- _Exercise description_: Which lines hold the word "matplotlib"? Copy each of them from the material.

● ● ●

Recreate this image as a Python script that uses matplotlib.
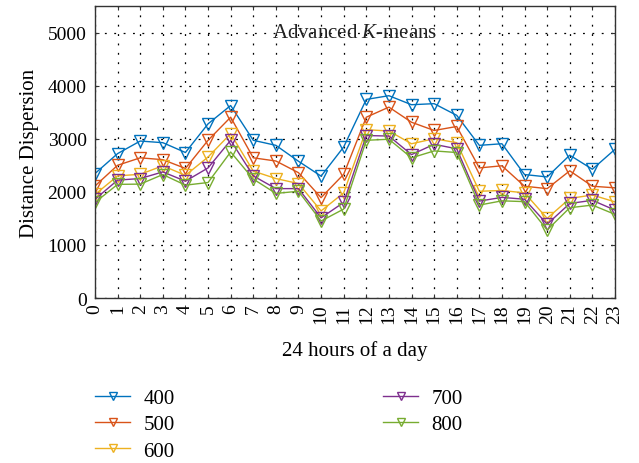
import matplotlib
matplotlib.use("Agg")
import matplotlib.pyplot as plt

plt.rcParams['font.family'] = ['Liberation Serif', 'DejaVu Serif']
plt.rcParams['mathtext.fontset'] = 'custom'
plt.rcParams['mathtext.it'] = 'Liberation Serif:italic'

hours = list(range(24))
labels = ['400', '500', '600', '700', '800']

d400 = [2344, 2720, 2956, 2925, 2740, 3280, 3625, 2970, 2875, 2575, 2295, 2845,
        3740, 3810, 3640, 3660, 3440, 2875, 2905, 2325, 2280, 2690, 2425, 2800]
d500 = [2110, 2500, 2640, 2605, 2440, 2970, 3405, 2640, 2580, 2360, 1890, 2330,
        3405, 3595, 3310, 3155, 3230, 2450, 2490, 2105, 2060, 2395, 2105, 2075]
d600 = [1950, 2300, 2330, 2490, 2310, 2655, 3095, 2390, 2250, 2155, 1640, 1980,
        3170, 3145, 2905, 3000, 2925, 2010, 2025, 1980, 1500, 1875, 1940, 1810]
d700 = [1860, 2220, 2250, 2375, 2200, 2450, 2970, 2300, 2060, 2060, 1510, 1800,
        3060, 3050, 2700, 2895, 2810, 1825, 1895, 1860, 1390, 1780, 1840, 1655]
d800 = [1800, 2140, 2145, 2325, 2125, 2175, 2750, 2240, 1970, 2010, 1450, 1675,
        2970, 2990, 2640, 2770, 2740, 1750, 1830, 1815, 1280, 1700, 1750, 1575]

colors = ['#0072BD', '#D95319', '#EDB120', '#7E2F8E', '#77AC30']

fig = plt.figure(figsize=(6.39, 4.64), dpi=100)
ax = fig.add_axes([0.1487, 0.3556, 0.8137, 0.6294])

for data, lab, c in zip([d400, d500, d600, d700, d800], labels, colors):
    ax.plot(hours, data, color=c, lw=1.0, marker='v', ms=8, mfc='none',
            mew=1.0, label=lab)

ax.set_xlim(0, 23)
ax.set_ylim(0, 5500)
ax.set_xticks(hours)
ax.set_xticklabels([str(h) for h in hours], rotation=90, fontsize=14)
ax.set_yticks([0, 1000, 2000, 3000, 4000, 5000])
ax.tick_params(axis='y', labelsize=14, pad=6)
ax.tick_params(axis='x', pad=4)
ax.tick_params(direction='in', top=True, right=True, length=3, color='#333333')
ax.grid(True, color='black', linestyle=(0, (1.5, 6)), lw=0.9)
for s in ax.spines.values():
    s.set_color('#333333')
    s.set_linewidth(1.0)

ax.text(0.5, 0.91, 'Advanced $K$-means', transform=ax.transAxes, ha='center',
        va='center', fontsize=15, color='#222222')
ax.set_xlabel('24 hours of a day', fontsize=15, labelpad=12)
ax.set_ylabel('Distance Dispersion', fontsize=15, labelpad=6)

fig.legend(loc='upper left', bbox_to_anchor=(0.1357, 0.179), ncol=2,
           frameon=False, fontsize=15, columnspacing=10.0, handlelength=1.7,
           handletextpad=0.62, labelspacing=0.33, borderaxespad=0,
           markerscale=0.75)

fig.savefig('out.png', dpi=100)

● ● ●

- _Correct answer_:
Recreate this image as a Python script that uses matplotlib.
import matplotlib
matplotlib.use("Agg")
import matplotlib.pyplot as plt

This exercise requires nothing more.